Valuation risk is the risk that a financial asset is overvalued and will fetch less than expected when it matures or is sold by the person who holds it. Factors contributing to valuation risk can include incomplete data, market instability, and poor data analysis by the people responsible for determining the value of the asset. This risk can be a concern for investors, lenders, and other people involved in the financial industry. Overvalued assets can create losses for their owners.
A number of steps are taken to reduce valuation risk. People tasked with determining fair and reasonable values for assets work to collect as much data as possible in order to have a complete and detailed picture. They also apply a number of data analysis techniques to the exploration of that data with the goal of identifying pitfalls by approaching the valuation from multiple perspectives. Individuals determining whether they want to buy assets may do their own value analysis to see if the stated value reflects the current available information.
Even with steps to avoid obvious problems, people can still be exposed to valuation risk. An investor may decide not to invest in a company that appears to be overvalued, but might still run into trouble by purchasing a bond that doesn't pay out, or being involved in a pooled investment product that does not generate the expected return. The people responsible for managing the asset, such as administrators of a mutual fund, are tasked with limiting valuation risk for their investors, but they cannot control for factors like a sudden economic downturn or the downfall of a company the fund has invested in.
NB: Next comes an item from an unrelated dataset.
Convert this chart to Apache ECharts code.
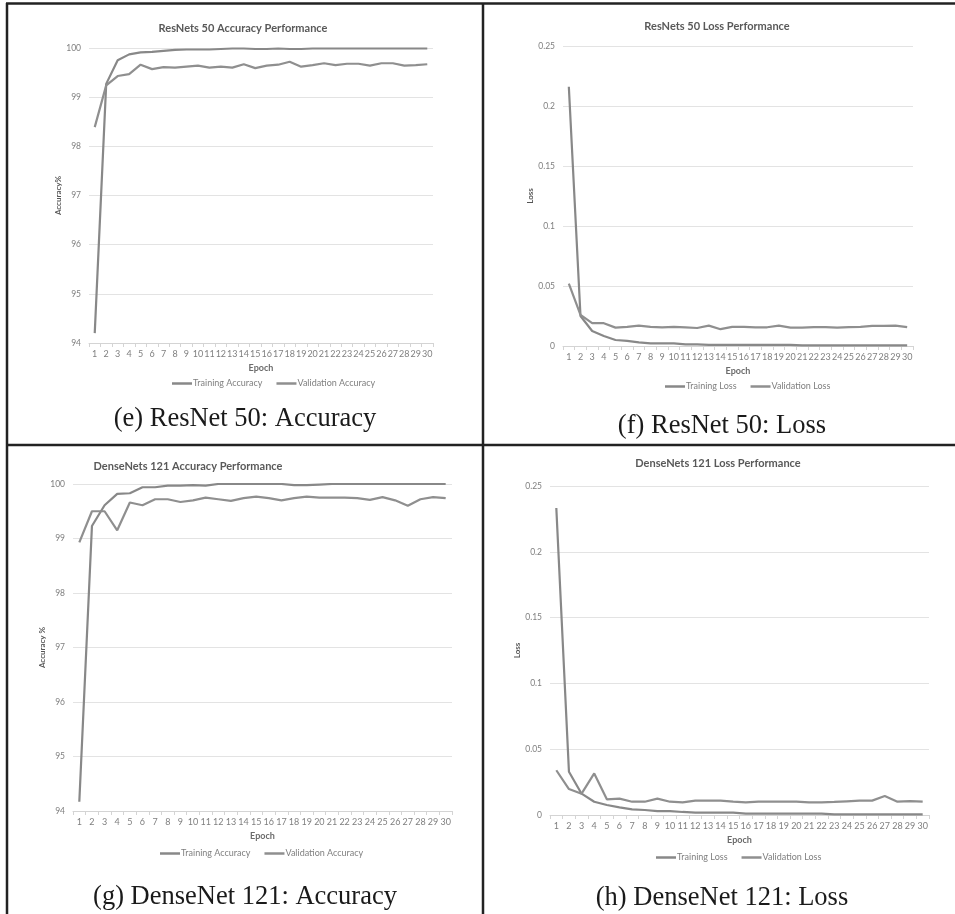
<!DOCTYPE html>
<html>
<head>
<meta charset="utf-8">
<script src="https://cdn.jsdelivr.net/npm/echarts@6/dist/echarts.min.js"></script>
<style>
html,body{margin:0;padding:0;background:#fff;}
#chart{width:955px;height:914px;}
</style>
</head>
<body>
<div id="chart"></div>
<script>
const epochs = ['1','2','3','4','5','6','7','8','9','10','11','12','13','14','15','16','17','18','19','20','21','22','23','24','25','26','27','28','29','30'];

const resAccTrain = [94.2,99.27,99.75,99.87,99.91,99.92,99.94,99.96,99.97,99.97,99.97,99.98,99.99,99.99,99.98,99.98,99.99,99.98,99.98,99.99,99.99,99.99,99.99,99.99,99.99,99.99,99.99,99.99,99.99,99.99];
const resAccVal = [98.39,99.24,99.43,99.47,99.66,99.57,99.61,99.60,99.62,99.64,99.60,99.62,99.60,99.67,99.59,99.64,99.66,99.72,99.62,99.65,99.69,99.65,99.68,99.68,99.64,99.69,99.69,99.64,99.65,99.67];

const resLossTrain = [0.216,0.025,0.0125,0.0083,0.005,0.0042,0.003,0.0022,0.0022,0.0022,0.0014,0.0014,0.001,0.001,0.001,0.001,0.001,0.001,0.001,0.001,0.0005,0.0005,0.0005,0.0005,0.0005,0.0005,0.0005,0.0005,0.0005,0.0005];
const resLossVal = [0.052,0.026,0.019,0.019,0.0153,0.016,0.017,0.016,0.0156,0.016,0.0156,0.015,0.017,0.014,0.016,0.016,0.0156,0.0156,0.017,0.0153,0.0153,0.0158,0.0158,0.0153,0.0158,0.016,0.0167,0.0167,0.017,0.0158];

const denAccTrain = [94.17,99.23,99.61,99.82,99.83,99.94,99.94,99.97,99.97,99.98,99.97,100,100,100,100,100,100,99.98,99.98,99.99,100,100,100,100,100,100,100,100,100,100];
const denAccVal = [98.93,99.50,99.50,99.15,99.66,99.61,99.72,99.72,99.67,99.70,99.75,99.72,99.69,99.74,99.77,99.74,99.70,99.74,99.77,99.75,99.75,99.75,99.74,99.71,99.76,99.70,99.60,99.72,99.76,99.74];

const denLossTrain = [0.2333,0.0329,0.0162,0.0101,0.0076,0.0058,0.0043,0.0038,0.003,0.003,0.0023,0.0018,0.0018,0.0018,0.0018,0.001,0.001,0.001,0.001,0.001,0.001,0.001,0.0005,0.0005,0.0005,0.0005,0.0005,0.0005,0.0005,0.0005];
const denLossVal = [0.034,0.0197,0.0162,0.0316,0.0119,0.0124,0.0101,0.0101,0.0124,0.0101,0.0096,0.0109,0.0109,0.0109,0.0101,0.0096,0.0101,0.0101,0.0101,0.0101,0.0096,0.0096,0.0099,0.0104,0.0109,0.0109,0.0144,0.0101,0.0106,0.0101];

const accTicks = [94,95,96,97,98,99,100];
const lossTicks = ['0','0.05','0.1','0.15','0.2','0.25'];

const chartTitles = ['ResNets 50 Accuracy Performance','ResNets 50 Loss Performance','DenseNets 121 Accuracy Performance','DenseNets 121 Loss Performance'];
const yNames = ['Accuracy%','Loss','Accuracy %','Loss'];
const captions = ['(e) ResNet 50: Accuracy','(f) ResNet 50: Loss','(g) DenseNet 121: Accuracy','(h) DenseNet 121: Loss'];
const accNames = ['Training Accuracy','Validation Accuracy'];
const lossNames = ['Training Loss','Validation Loss'];

const FONT = 'Lato, "Liberation Sans", sans-serif';
const LABEL = '#7f7f7f';
const LINE1 = '#888888';
const LINE2 = '#8f8f8f';

const grids = [
  {left:89, top:48, width:344, height:295},
  {left:563, top:46, width:350, height:300},
  {left:73, top:484, width:379, height:327},
  {left:550, top:486, width:379, height:329}
];
const titlePos = [[243,23],[717,21],[188,461],[718,458]];
const legendPos = [[167,374],[660,377],[155,844],[651,848]];
const captionPos = [[245,419],[722,426],[245,897],[722,898]];
const yNameGap = [22,24,26,28];

function xAxis(i){
  return {
    type:'category', gridIndex:i, data:epochs, boundaryGap:true,
    name:'Epoch', nameLocation:'middle', nameGap:21,
    nameTextStyle:{fontFamily:FONT, fontSize:9, color:'#6b6b6b', fontWeight:'bold'},
    axisLine:{lineStyle:{color:'#d4d4d4', width:1}},
    axisTick:{show:true, alignWithLabel:false, length:4, lineStyle:{color:'#d4d4d4'}},
    axisLabel:{interval:0, fontFamily:FONT, fontSize:9, color:LABEL, margin:7, hideOverlap:false},
    splitLine:{show:false}
  };
}
function yAxis(i, isAcc){
  const base = {
    type:'value', gridIndex:i,
    name:yNames[i], nameLocation:'middle', nameRotate:90, nameGap:yNameGap[i],
    nameTextStyle:{fontFamily:FONT, fontSize:8, color:'#555', fontWeight:'bold'},
    axisLine:{show:false}, axisTick:{show:false},
    axisLabel:{fontFamily:FONT, fontSize:8.5, color:LABEL, margin:8},
    splitLine:{lineStyle:{color:'#e3e3e3', width:1}}
  };
  if(isAcc){
    base.min = accTicks[0]; base.max = accTicks[accTicks.length-1]; base.interval = 1;
  } else {
    base.min = 0; base.max = parseFloat(lossTicks[lossTicks.length-1]); base.interval = 0.05;
    base.axisLabel.formatter = function(v){ return String(parseFloat(v.toFixed(2))); };
  }
  return base;
}
function series(name, data, i, color){
  return {type:'line', name:name, data:data, xAxisIndex:i, yAxisIndex:i,
    symbol:'none', smooth:false, lineStyle:{color:color, width:2.2}, itemStyle:{color:color}};
}

const option = {
  animation:false,
  backgroundColor:'#ffffff',
  title: chartTitles.map((t,i)=>({
    text:t, left:titlePos[i][0], top:titlePos[i][1], textAlign:'center', padding:0,
    textStyle:{fontFamily:FONT, fontSize:11, fontWeight:'bold', color:'#595959'}
  })),
  grid: grids,
  xAxis: [0,1,2,3].map(i=>xAxis(i)),
  yAxis: [0,1,2,3].map(i=>yAxis(i, i%2===0)),
  legend: [0,1,2,3].map(i=>({
    data: i%2===0 ? accNames : lossNames,
    left:legendPos[i][0], top:legendPos[i][1],
    icon:'rect', itemWidth:20, itemHeight:2.5, itemGap:14,
    textStyle:{fontFamily:FONT, fontSize:9, color:LABEL, padding:[0,0,0,-4]},
    selectedMode:false
  })),
  series: [
    series(accNames[0], resAccTrain, 0, LINE1),
    series(accNames[1], resAccVal, 0, LINE2),
    series(lossNames[0], resLossTrain, 1, LINE1),
    series(lossNames[1], resLossVal, 1, LINE2),
    series(accNames[0], denAccTrain, 2, LINE1),
    series(accNames[1], denAccVal, 2, LINE2),
    series(lossNames[0], denLossTrain, 3, LINE1),
    series(lossNames[1], denLossVal, 3, LINE2)
  ],
  graphic: [
    {type:'line', shape:{x1:6, y1:3.5, x2:955, y2:3.5}, style:{stroke:'#222', lineWidth:2.5}},
    {type:'line', shape:{x1:7, y1:3, x2:7, y2:914}, style:{stroke:'#222', lineWidth:2.5}},
    {type:'line', shape:{x1:483, y1:3, x2:483, y2:914}, style:{stroke:'#222', lineWidth:2.5}},
    {type:'line', shape:{x1:7, y1:445, x2:955, y2:445}, style:{stroke:'#222', lineWidth:2.5}}
  ].concat(captions.map((c,i)=>({
    type:'text', x:captionPos[i][0], y:captionPos[i][1],
    style:{text:c, font:'26.5px "Liberation Serif", "DejaVu Serif", serif', fill:'#1a1a1a', textAlign:'center', textVerticalAlign:'middle'}
  })))
};

const chart = echarts.init(document.getElementById('chart'), null, {renderer:'canvas'});
chart.setOption(option);
</script>
</body>
</html>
Government regulators supervise the valuation process for things like initial public offerings and bond issues. They use reports generated by companies preparing for such offerings to confirm that the offering is fairly valued and does not expose investors to unreasonable risks. They cannot control for value risk once items are traded on the open market. Investors can drive up the price of a stock to the point where there is a risk of taking a loss by purchasing it or stock values can fall suddenly in response to changing economic conditions.
Investors at all levels are concerned about valuation risk, from individuals making decisions about their retirement portfolios to institutional investors. Careful analysis and research is used to reduce the chances of taking a loss on an asset. For inexperienced investors, financial advisers are available to provide guidance on sound investments.